Note also, that I’m using the exact code as above to achieve timings. This sounds more like an issue with your specific environment.


#21

I tried it on two completely separate environments, though, so it isn’t my specific environment. Both were Ubuntu 17.04, admittedly, so… I am now spinning up a VM running Ubuntu 16.04 on DigitalOcean. If it doesn’t work, then I’m going to PM you some credentials to this temporary VM so you can see for yourself if you want. I will be destroying the VM tomorrow or the next day, so security is a nonissue.

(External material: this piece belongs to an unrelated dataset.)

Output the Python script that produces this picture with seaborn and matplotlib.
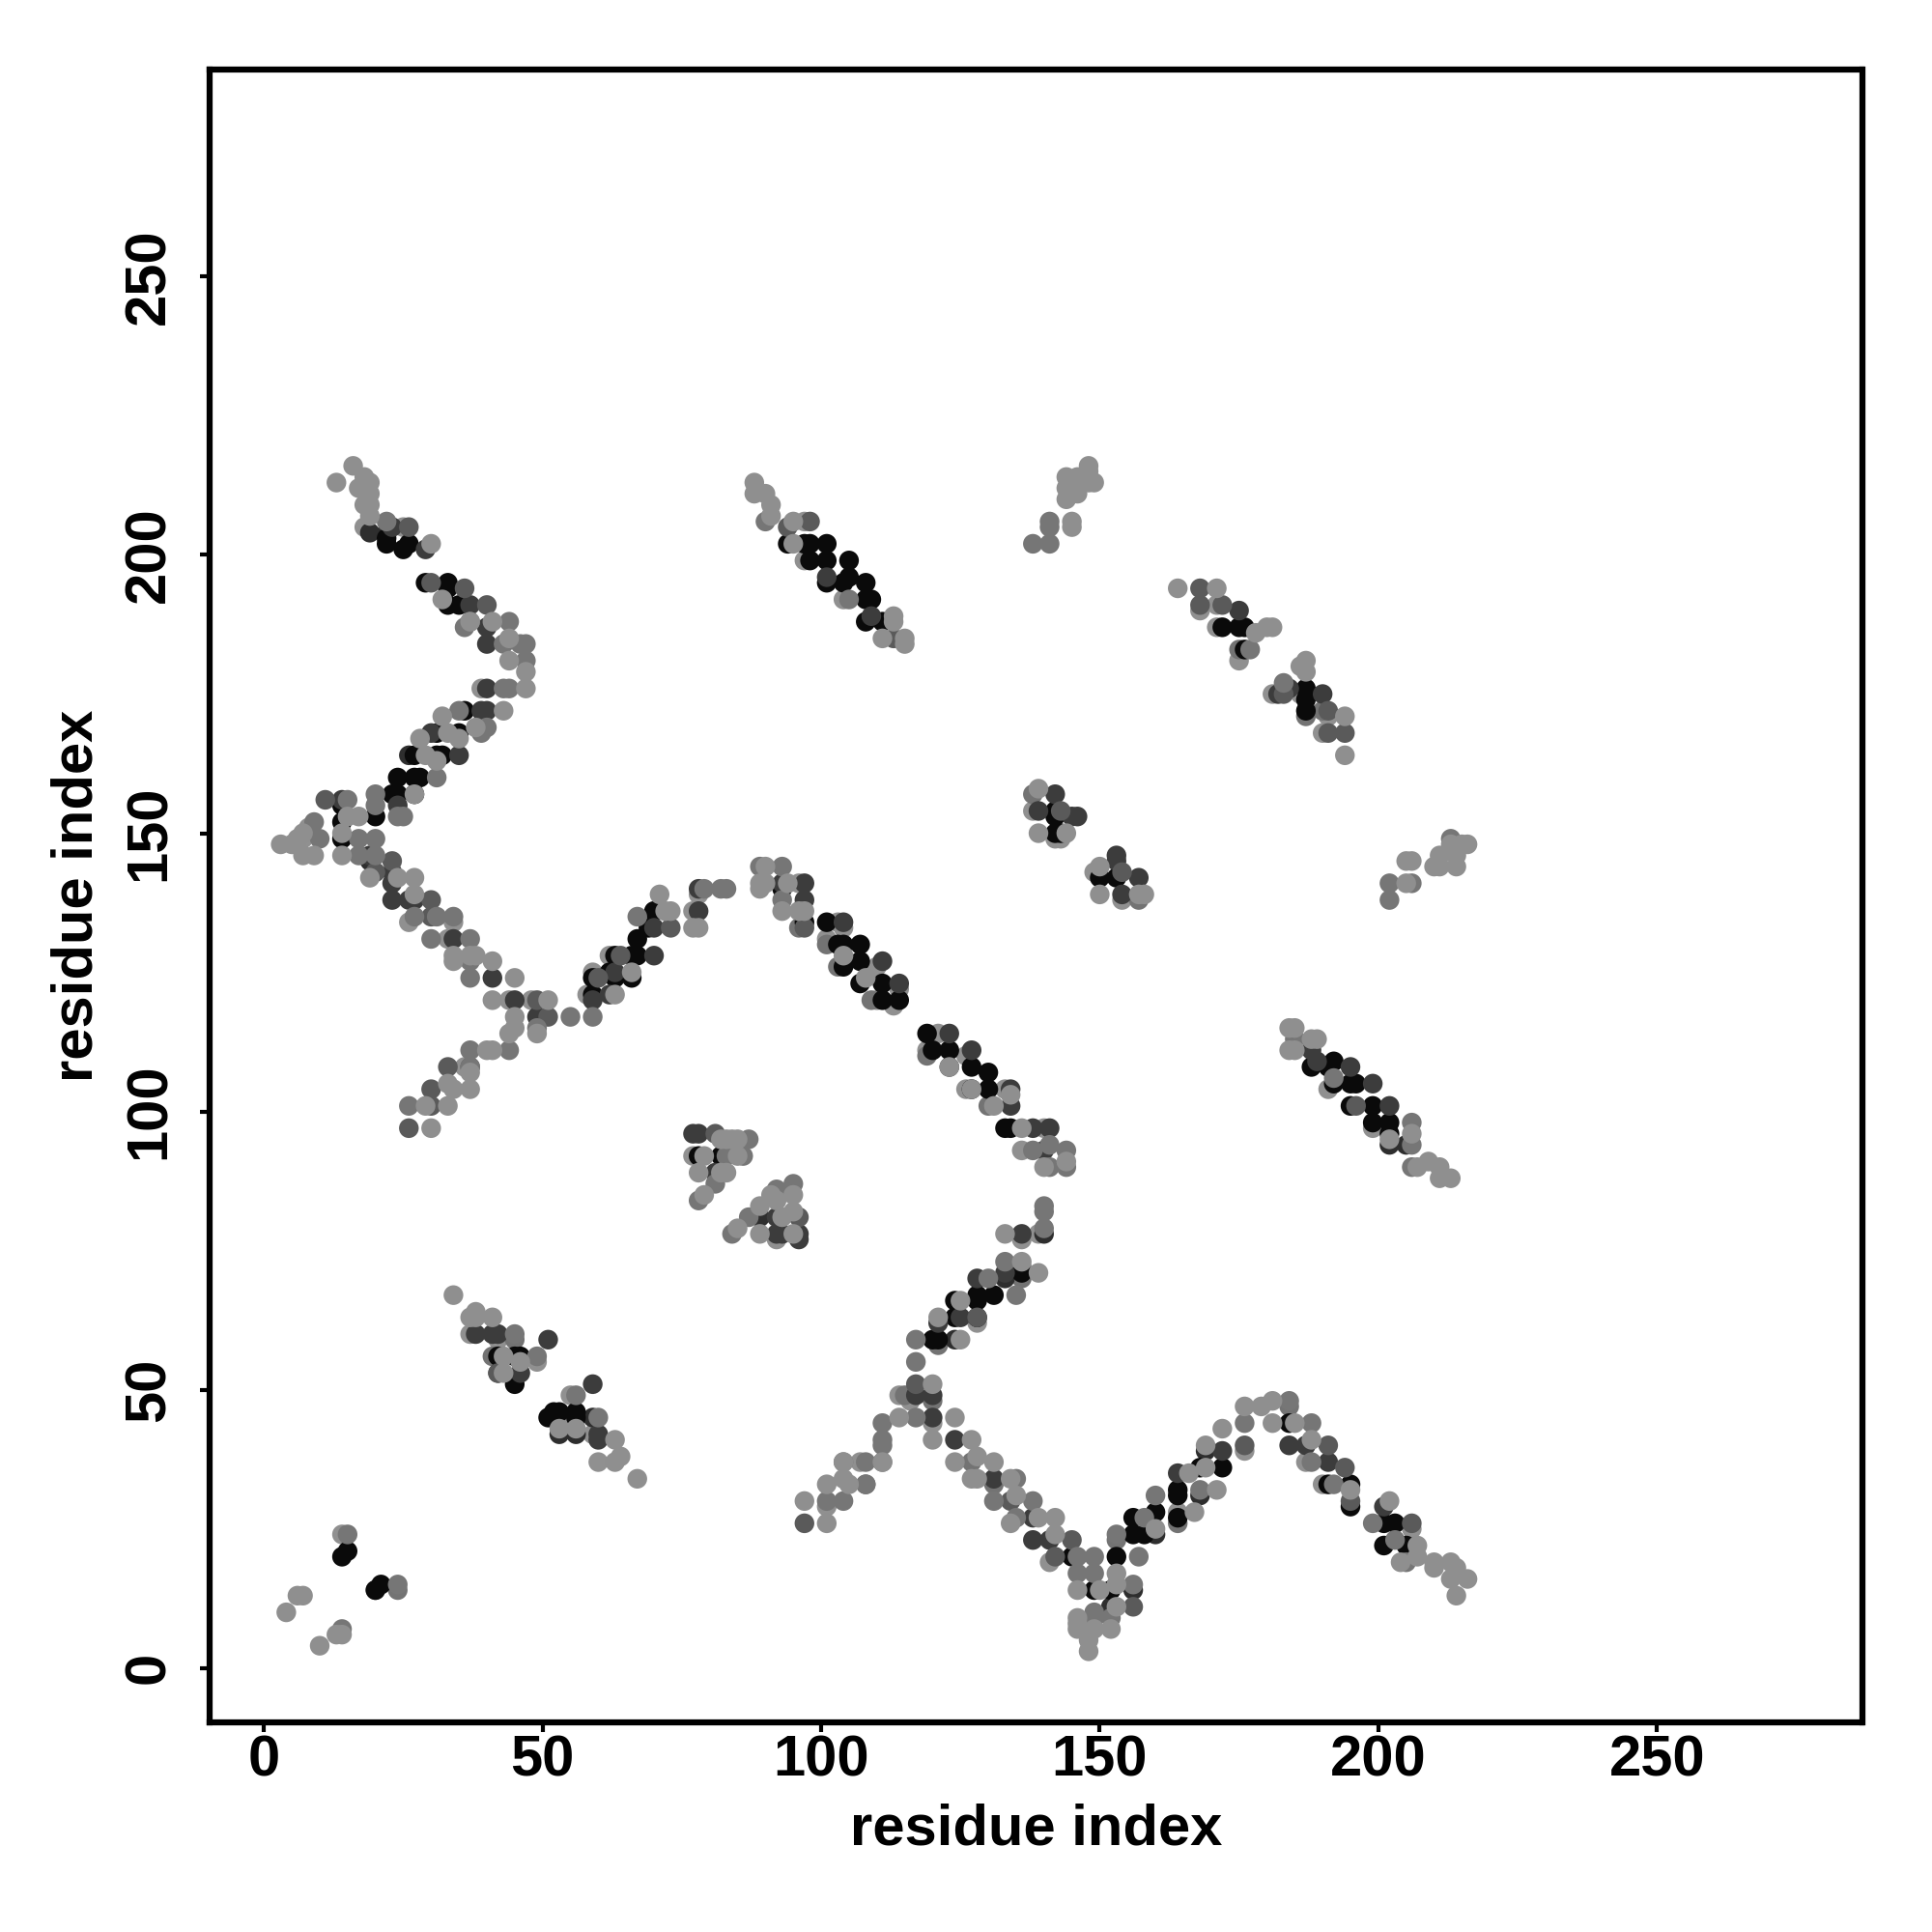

Either way, I’ll report back.


#23

DO; Ubuntu 17.04 (Binary/Buffered):

C++ -> C++: 0.001095s wall, 0.000000s user + 0.000000s system = 0.000000s CPU (n/a%)
Rust -> Rust: took PT0.000991742S seconds to make 20 calculate calls
C++ -> Rust:  0.000985s wall, 0.000000s user + 0.000000s system = 0.000000s CPU (n/a%)
Rust -> C++: took PT0.001090593S seconds to make 20 calculate calls

@coder543 I think I figured out why you’re seeing timings that are so far off. The Rust client/server binds to 127.0.0.1, not localhost, so it’s using IPV4. I changed it to bind to localhost to match the C++ client, and to use binary/buffered, and I get the timings above.


#24

So, for anyone who comes along afterwards, it looks like switching from Framed to Buffered helps a lot, switching from 127.0.0.1 -> localhost might help some for whatever reason? And Compact -> Binary is probably just good advice, from what I saw.

Would it be possible to push these changes upstream to apache/thrift? That’ll make it easier for newcomers, and it’ll make the Rust server play better with the other reference implementations of the tutorial code.


TWiR quote of the week
#25

@coder543 Absolutely. I’ll change the default implementations.

Also, @coder543 helped identify a surprisingly large difference in times when a Framed transport is used. I’m going to check if that’s something specific to Rust, or common to all transports. I really want to thank him for:

  1. Being super helpful in working with me until we figured out the exact setup that caused the issue (despite my claiming it was a problem with his setup!)
  2. Having a great attitude! We need more people in our community like this.